* [PROBLEM REQUIREMENTS]
Print the listing from its top line through the line containing "0.35,0.37,0.39,0.41,0.43,0.45,0.47,0.49,0.51,0.53];", nothing more, and leave out the pictures.

* [DATA SEGMENT]
** Begin **

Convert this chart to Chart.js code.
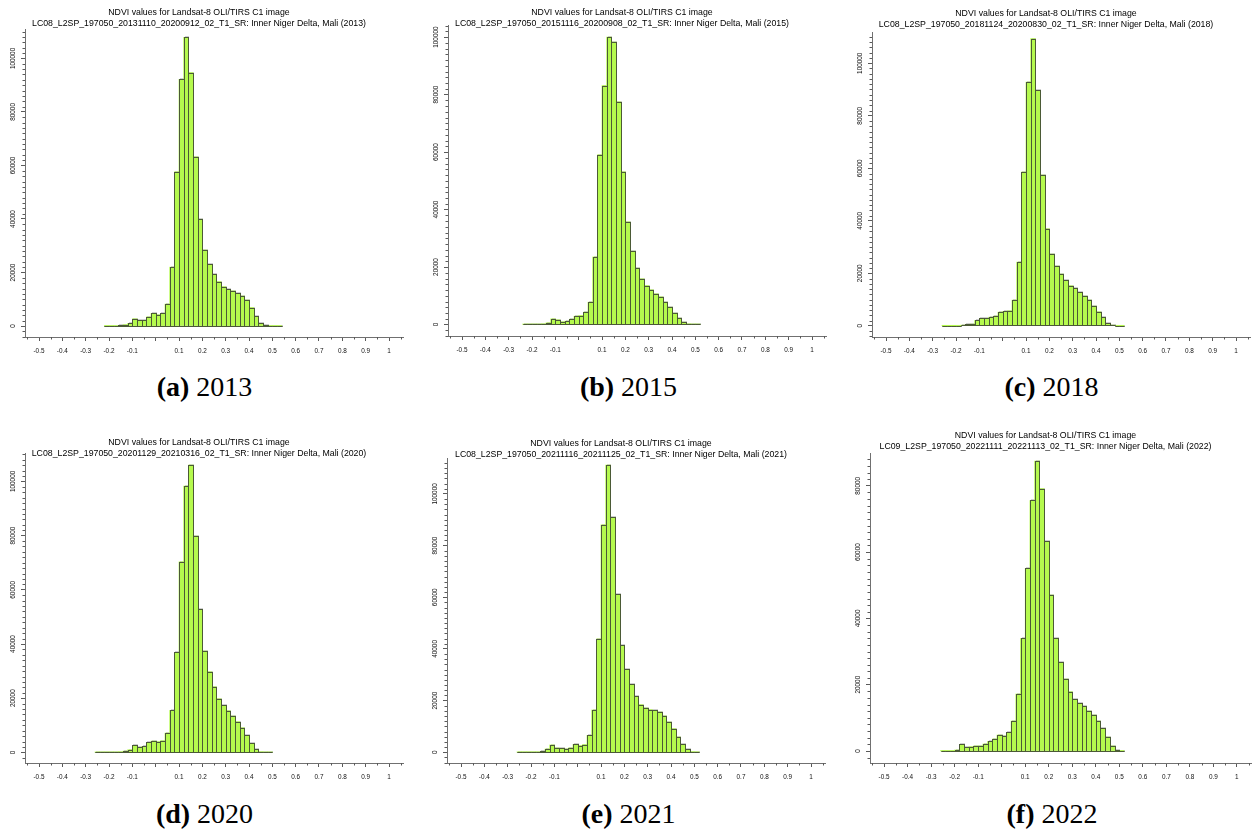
<!DOCTYPE html>
<html>
<head>
<meta charset="utf-8">
<script src="https://cdn.jsdelivr.net/npm/chart.js@4.4.1/dist/chart.umd.min.js"></script>
<style>
html,body{margin:0;padding:0;background:#fff;overflow:hidden;width:1252px;height:832px;}
.panel{position:absolute;}
.cap{position:absolute;font-family:"Liberation Serif","Times New Roman",serif;font-size:28px;line-height:28px;color:#000;transform:translateX(-50%);white-space:nowrap;}
.cap b{font-weight:bold;}
</style>
</head>
<body>
<script>
// ---------- DATA ----------
// histogram bin centres (bin width 0.02), shared by all panels
const binCenters = [-0.25,-0.23,-0.21,-0.19,-0.17,-0.15,-0.13,-0.11,-0.09,-0.07,
                    -0.05,-0.03,-0.01,0.01,0.03,0.05,0.07,0.09,0.11,0.13,
                    0.15,0.17,0.19,0.21,0.23,0.25,0.27,0.29,0.31,0.33,
                    0.35,0.37,0.39,0.41,0.43,0.45,0.47,0.49,0.51,0.53];

const ndvi2013 = [null,null,40,80,150,250,500,1000,2700,2100,
                  2100,3400,4700,4200,4700,8200,22000,57600,92200,107900,
                  94700,63200,39900,28400,23000,19300,16600,14700,13700,13100,
                  12200,11200,9700,6900,3600,1000,250,80,30,20];
const ndvi2015 = [null,20,40,60,80,230,580,1970,1620,930,
                  1160,1850,2900,3130,4290,7770,23500,59000,83100,100000,
                  98300,77500,53100,35700,25500,19600,15900,13560,12050,10660,
                  9620,7770,6030,3940,2200,810,230,80,30,null];
const ndvi2018 = [10,20,50,100,250,510,635,2030,2790,2790,
                  3300,3680,5200,5460,5715,9780,24260,58550,92840,109350,
                  89660,57400,36960,27300,22730,19690,17270,15240,14220,12700,
                  11300,9780,7490,5330,3175,890,250,80,30,null];
const ndvi2020 = [10,20,40,60,100,250,490,980,2580,1850,
                  2210,3690,4180,3940,4300,7130,15500,36900,70360,98280,
                  106000,79800,52770,37400,29770,24230,19800,17340,15380,13400,
                  11320,9100,6270,3320,1110,250,60,20,null,null];
const ndvi2021 = [10,20,40,80,150,390,1290,2840,1680,1550,
                  1290,1680,3100,2580,2970,6580,16380,43860,88000,111200,
                  90900,61150,41400,32100,26300,21670,18450,17160,16500,16250,
                  15600,14060,11740,9160,5930,3100,1160,260,60,null];
const ndvi2022 = [10,20,50,300,2010,1100,1310,1510,1510,2110,
                  2910,3620,4820,4520,5630,9045,17190,33970,55070,75580,
                  87440,79190,63210,47030,33970,26730,21710,17890,15580,14370,
                  13470,12060,10850,9045,6830,4220,1510,200,40,null];

const xTickValues = [-0.5,-0.4,-0.3,-0.2,-0.1,0,0.1,0.2,0.3,0.4,0.5,0.6,0.7,0.8,0.9,1];
const xTickLabels = ['-0.5','-0.4','-0.3','-0.2','-0.1','','0.1','0.2','0.3','0.4','0.5','0.6','0.7','0.8','0.9','1'];
const yTicks100k = [0,20000,40000,60000,80000,100000];
const yTicks80k  = [0,20000,40000,60000,80000];

const titleLine1 = 'NDVI values for Landsat-8 OLI/TIRS C1 image';
const scene2013 = 'LC08_L2SP_197050_20131110_20200912_02_T1_SR: Inner Niger Delta, Mali (2013)';
const scene2015 = 'LC08_L2SP_197050_20151116_20200908_02_T1_SR: Inner Niger Delta, Mali (2015)';
const scene2018 = 'LC08_L2SP_197050_20181124_20200830_02_T1_SR: Inner Niger Delta, Mali (2018)';
const scene2020 = 'LC08_L2SP_197050_20201129_20210316_02_T1_SR: Inner Niger Delta, Mali (2020)';
const scene2021 = 'LC08_L2SP_197050_20211116_20211125_02_T1_SR: Inner Niger Delta, Mali (2021)';
const scene2022 = 'LC09_L2SP_197050_20221111_20221113_02_T1_SR: Inner Niger Delta, Mali (2022)';

// ---------- LAYOUT / STYLE ----------
const FONT = "'Liberation Sans', Arial, sans-serif";
const TICK_SIZE = 6.4;
const TITLE_SIZE = 8.75;
const BAR_FILL = '#b5fa4e';
const BAR_EDGE = '#4b5a36';
const AXIS_COL = '#707070';
const TICK_COL = '#5a5a5a';
const Y_W = 30, X_H = 25, R_PAD = 30;

const panels = [
  {counts: ndvi2013, scene: scene2013, yTicks: yTicks100k, area: [25, 403, 29, 337],  yRange: [-4100, 111000], canvasTop: 5,   label: '(a)', year: '2013', capX: 204.5, capTop: 373},
  {counts: ndvi2015, scene: scene2015, yTicks: yTicks100k, area: [448, 826, 25, 336], yRange: [-4000, 104200], canvasTop: 5,   label: '(b)', year: '2015', capX: 628.5, capTop: 373},
  {counts: ndvi2018, scene: scene2018, yTicks: yTicks100k, area: [872, 1250, 32, 337], yRange: [-4270, 111900], canvasTop: 6,  label: '(c)', year: '2018', capX: 1051.5, capTop: 373},
  {counts: ndvi2020, scene: scene2020, yTicks: yTicks100k, area: [25, 403, 453, 763],  yRange: [-3910, 110480], canvasTop: 435, label: '(d)', year: '2020', capX: 204.5, capTop: 800},
  {counts: ndvi2021, scene: scene2021, yTicks: yTicks100k, area: [447, 825, 458, 763], yRange: [-4140, 113900], canvasTop: 436, label: '(e)', year: '2021', capX: 628.5, capTop: 800},
  {counts: ndvi2022, scene: scene2022, yTicks: yTicks80k,  area: [870, 1251, 453, 763], yRange: [-3620, 89900], canvasTop: 428,  label: '(f)', year: '2022', capX: 1052, capTop: 800}
];

function barRect(bar) {
  const p = bar.getProps(['x', 'y', 'base', 'width'], true);
  const l = Math.round(p.x - p.width / 2), r = Math.round(p.x + p.width / 2);
  return {l, r, t: Math.round(p.y), b: Math.round(p.base)};
}

const histStyle = {
  id: 'histStyle',
  beforeDatasetsDraw(chart) {
    const ctx = chart.ctx;
    ctx.save();
    ctx.fillStyle = '#cfcfcf';
    chart.getDatasetMeta(0).data.forEach(bar => {
      const q = barRect(bar);
      ctx.fillRect(q.l + 1, q.t - 1, q.r - q.l, Math.max(q.b - q.t, 0) + 1);
    });
    ctx.restore();
  },
  afterDatasetsDraw(chart) {
    const ctx = chart.ctx;
    ctx.save();
    ctx.strokeStyle = BAR_EDGE;
    ctx.lineWidth = 1;
    chart.getDatasetMeta(0).data.forEach(bar => {
      const q = barRect(bar);
      ctx.strokeRect(q.l + 0.5, q.t + 0.5, q.r - q.l, Math.max(q.b - q.t, 0));
    });
    ctx.restore();
  },
  afterDraw(chart) {
    const ctx = chart.ctx, xs = chart.scales.x, ys = chart.scales.y;
    ctx.save();
    ctx.strokeStyle = TICK_COL;
    ctx.lineWidth = 1;
    ctx.beginPath();
    const top = Math.round(xs.top);
    for (let k = -11; k <= 21; k += 2) {
      const v = k * 0.05;
      if (v < xs.min || v > xs.max) continue;
      const px = Math.round(xs.getPixelForValue(v)) + 0.5;
      ctx.moveTo(px, top);
      ctx.lineTo(px, top + 2.5);
    }
    const right = Math.round(ys.right);
    for (let v = Math.ceil(ys.min / 2000) * 2000; v <= ys.max; v += 2000) {
      if (v % 20000 === 0) continue;
      const py = Math.round(ys.getPixelForValue(v)) + 0.5;
      ctx.moveTo(right, py);
      ctx.lineTo(right - 2.5, py);
    }
    ctx.stroke();
    ctx.restore();
  }
};

const measureCtx = document.createElement('canvas').getContext('2d');
measureCtx.font = TICK_SIZE + 'px ' + FONT;

panels.forEach(p => {
  const [aL, aR, aT, aB] = p.area;
  const cLeft = aL - Y_W, cTop = p.canvasTop;
  const w = (aR - aL) + Y_W + R_PAD, h = (aB - cTop) + X_H;
  const div = document.createElement('div');
  div.className = 'panel';
  div.style.left = cLeft + 'px';
  div.style.top = cTop + 'px';
  div.style.width = w + 'px';
  div.style.height = h + 'px';
  const cv = document.createElement('canvas');
  div.appendChild(cv);
  document.body.appendChild(div);

  const points = [];
  binCenters.forEach((c, i) => { if (p.counts[i] !== null) points.push({x: c, y: p.counts[i]}); });

  const widest = Math.max(...p.yTicks.map(v => measureCtx.measureText(String(v)).width));
  const yPad = 12 - 4 - widest / 2;
  const titleBottom = aT - cTop - 24;

  new Chart(cv, {
    type: 'bar',
    data: {datasets: [{data: points, backgroundColor: BAR_FILL, borderWidth: 0, barPercentage: 1, categoryPercentage: 1}]},
    options: {
      responsive: true, maintainAspectRatio: false, animation: false, events: [], devicePixelRatio: 1,
      layout: {padding: {left: 0, right: R_PAD, top: 0, bottom: 0}},
      plugins: {
        legend: {display: false}, tooltip: {enabled: false},
        title: {display: true, text: [titleLine1, p.scene], color: '#000',
                font: {family: FONT, size: TITLE_SIZE, weight: 'normal', lineHeight: 11 / TITLE_SIZE},
                padding: {top: 2, bottom: titleBottom}}
      },
      scales: {
        x: {
          type: 'linear', min: -0.56, max: 1.06, offset: false,
          afterBuildTicks: s => { s.ticks = xTickValues.map(v => ({value: v})); },
          afterFit: s => { s.height = X_H; },
          ticks: {autoSkip: false, maxRotation: 0, minRotation: 0, padding: 6.6, color: '#111',
                  font: {family: FONT, size: TICK_SIZE}, callback: (v, i) => xTickLabels[i]},
          grid: {drawOnChartArea: false, drawTicks: true, tickLength: 4, tickColor: TICK_COL, offset: false},
          border: {display: true, color: AXIS_COL, width: 1}
        },
        y: {
          type: 'linear', min: p.yRange[0], max: p.yRange[1],
          afterBuildTicks: s => { s.ticks = p.yTicks.map(v => ({value: v})); },
          afterFit: s => { s.width = Y_W; },
          ticks: {minRotation: 90, maxRotation: 90, crossAlign: 'center', padding: yPad, color: '#111',
                  font: {family: FONT, size: TICK_SIZE}, callback: v => String(v)},
          grid: {drawOnChartArea: false, drawTicks: true, tickLength: 4, tickColor: TICK_COL},
          border: {display: true, color: AXIS_COL, width: 1}
        }
      }
    },
    plugins: [histStyle]
  });

  const cap = document.createElement('div');
  cap.className = 'cap';
  cap.style.left = p.capX + 'px';
  cap.style.top = p.capTop + 'px';
  cap.innerHTML = '<b>' + p.label + '</b> ' + p.year;
  document.body.appendChild(cap);
});
</script>
</body>
</html>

** End **

* [ANSWER IN FULL]
Convert this chart to Chart.js code.
<!DOCTYPE html>
<html>
<head>
<meta charset="utf-8">
<script src="https://cdn.jsdelivr.net/npm/chart.js@4.4.1/dist/chart.umd.min.js"></script>
<style>
html,body{margin:0;padding:0;background:#fff;overflow:hidden;width:1252px;height:832px;}
.panel{position:absolute;}
.cap{position:absolute;font-family:"Liberation Serif","Times New Roman",serif;font-size:28px;line-height:28px;color:#000;transform:translateX(-50%);white-space:nowrap;}
.cap b{font-weight:bold;}
</style>
</head>
<body>
<script>
// ---------- DATA ----------
// histogram bin centres (bin width 0.02), shared by all panels
const binCenters = [-0.25,-0.23,-0.21,-0.19,-0.17,-0.15,-0.13,-0.11,-0.09,-0.07,
                    -0.05,-0.03,-0.01,0.01,0.03,0.05,0.07,0.09,0.11,0.13,
                    0.15,0.17,0.19,0.21,0.23,0.25,0.27,0.29,0.31,0.33,
                    0.35,0.37,0.39,0.41,0.43,0.45,0.47,0.49,0.51,0.53];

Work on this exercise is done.